National Yorkshire Pudding Day
National Yorkshire Pudding Day
Get ready to celebrate the long history of this mouth-watering savory pastry on October 13th for National Yorkshire Pudding Day.
While the name makes the dish sound like a dessert, it is actually a folded pastry, like a popover, made with meat drippings. It’s usually paired with the roasted meat that was cooked to provide the drippings and topped with gravy.
The recipe originated in England sometime around the late 1600s or early 1700s. One of the first published recipes, called a dripping pudding, dates back to 1737, published in The Whole Duty of a Woman. A decade later, a similar recipe was published in The Art of Cookery Made Plain and Easy where the author, Hannah Glasse, coined the term Yorkshire Pudding.
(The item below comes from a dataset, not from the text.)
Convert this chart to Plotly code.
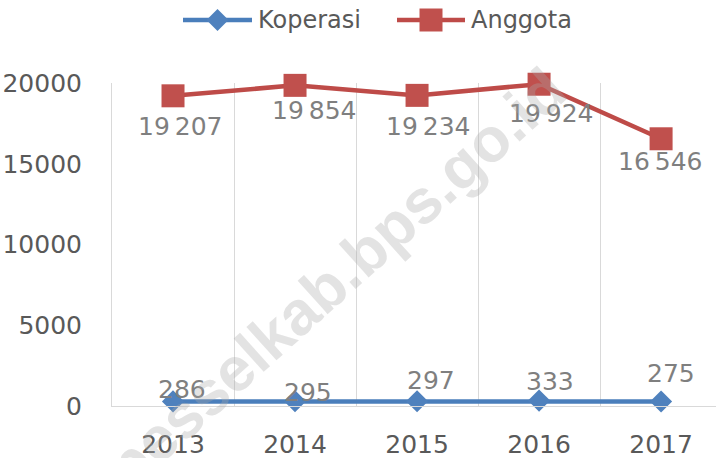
import plotly.graph_objects as go

years = ["2013", "2014", "2015", "2016", "2017"]
koperasi = [286, 295, 297, 333, 275]
anggota = [19207, 19854, 19234, 19924, 16546]
y_ticks = [0, 5000, 10000, 15000, 20000]

BLUE_LINE = "#4A7EBB"
BLUE_MARK = "#4F81BD"
RED_LINE = "#BE4B48"
RED_MARK = "#C0504D"
GRID = "#D9D9D9"
TICK = "#595959"
LABEL = "#7F7F7F"
FONT = "DejaVu Sans"

W, H = 716, 458
ML, MT, MB, MR = 112, 83, 52, 0
PW, PH = W - ML - MR, H - MT - MB


def fmt(v):
    return f"{v:,}".replace(",", "\u2009")


def px_to_paper(px, py):
    return (px - ML) / PW, (H - MB - py) / PH


fig = go.Figure()
fig.add_trace(go.Scatter(
    x=years, y=koperasi, mode="lines+markers", name="Koperasi",
    line=dict(color=BLUE_LINE, width=4.5),
    marker=dict(symbol="diamond", size=17, color=BLUE_MARK, line=dict(width=0)),
    cliponaxis=False, showlegend=False, hoverinfo="skip"))
fig.add_trace(go.Scatter(
    x=years, y=anggota, mode="lines+markers", name="Anggota",
    line=dict(color=RED_LINE, width=4.5),
    marker=dict(symbol="square", size=23, color=RED_MARK, line=dict(width=0)),
    cliponaxis=False, showlegend=False, hoverinfo="skip"))

# data label offsets (pixels) as in the reference
kop_shift = [(9, 12), (13, 9), (14, 21), (11, 19), (10, 28)]
ang_shift = [(7, -31), (19, -25), (11, -31), (12, -29), (-1, -23)]

annotations = []
for i, (v, (dx, dy)) in enumerate(zip(koperasi, kop_shift)):
    annotations.append(dict(x=i, y=v, xref="x", yref="y", text=fmt(v), showarrow=False,
                            xshift=dx, yshift=dy, xanchor="center", yanchor="middle",
                            font=dict(family=FONT, size=25, color=LABEL)))
for i, (v, (dx, dy)) in enumerate(zip(anggota, ang_shift)):
    annotations.append(dict(x=i, y=v, xref="x", yref="y", text=fmt(v), showarrow=False,
                            xshift=dx, yshift=dy, xanchor="center", yanchor="middle",
                            font=dict(family=FONT, size=25, color=LABEL)))

# watermark
wx, wy = px_to_paper(335, 278)
annotations.append(dict(x=wx, y=wy, xref="paper", yref="paper", text="<b>pesselkab.bps.go.id</b>",
                        showarrow=False, textangle=-42, xanchor="center", yanchor="middle",
                        font=dict(family="Liberation Sans", size=62, color="rgba(170,170,170,0.33)")))

# custom legend
shapes = []
leg_y = px_to_paper(0, 20)[1]
legend_items = [
    ("Koperasi", BLUE_LINE, BLUE_MARK, "diamond", 183, 252, 256),
    ("Anggota", RED_LINE, RED_MARK, "square", 397, 465, 469),
]
for name, lc, mc, sym, x0, x1, tx in legend_items:
    px0 = px_to_paper(x0, 0)[0]
    px1 = px_to_paper(x1, 0)[0]
    pc = px_to_paper((x0 + x1) / 2, 0)[0]
    shapes.append(dict(type="line", xref="paper", yref="paper", x0=px0, x1=px1, y0=leg_y, y1=leg_y,
                       line=dict(color=lc, width=4.5)))
    if sym == "diamond":
        shapes.append(dict(type="path", xref="paper", yref="paper", xsizemode="pixel", ysizemode="pixel",
                           xanchor=pc, yanchor=leg_y, path="M -11 0 L 0 11 L 11 0 L 0 -11 Z",
                           fillcolor=mc, line=dict(width=0)))
    else:
        shapes.append(dict(type="rect", xref="paper", yref="paper", xsizemode="pixel", ysizemode="pixel",
                           xanchor=pc, yanchor=leg_y, x0=-11.5, x1=11.5, y0=-11.5, y1=11.5,
                           fillcolor=mc, line=dict(width=0)))
    annotations.append(dict(x=px_to_paper(tx, 0)[0], y=leg_y, xref="paper", yref="paper", text=name,
                            showarrow=False, xanchor="left", yanchor="middle",
                            font=dict(family=FONT, size=24, color=TICK)))

fig.update_layout(
    width=W, height=H,
    margin=dict(l=ML, r=MR, t=MT, b=MB, autoexpand=False),
    paper_bgcolor="white", plot_bgcolor="white",
    showlegend=False,
    hovermode=False,
    annotations=annotations,
    shapes=shapes,
    xaxis=dict(type="category", range=[-0.5, 4.45], tickson="boundaries",
               showgrid=True, gridcolor=GRID, gridwidth=1,
               showline=True, linecolor=GRID, linewidth=1,
               ticks="", ticklabelstandoff=16, automargin=False, fixedrange=True,
               tickfont=dict(family=FONT, size=25, color=TICK)),
    yaxis=dict(range=[0, 20000], tickvals=y_ticks, ticktext=[str(t) for t in y_ticks],
               showgrid=False, zeroline=False,
               showline=True, linecolor=GRID, linewidth=1,
               ticks="", ticklabelstandoff=24, automargin=False, fixedrange=True,
               tickfont=dict(family=FONT, size=25, color=TICK)),
)

fig.write_html("out.html", config={"displayModeBar": False, "staticPlot": True},
               post_script="document.body.style.margin='0';document.body.style.overflow='hidden';")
The term grew to apply to almost all variations of these dripping-style puddings until 2008 when the Royal Society of Chemistry stepped in to stipulate that a Yorkshire pudding had to be at least 4 inches tall, a stab at puddings made in the altitudes of American mountain ranges that struggle to rise in the thinned atmosphere.
Whether you fill your pastry with meat, cheese, or even fruits and chocolate, be sure to fill your plate and savor this traditional English dish for National Yorkshire Pudding Day on October 13th.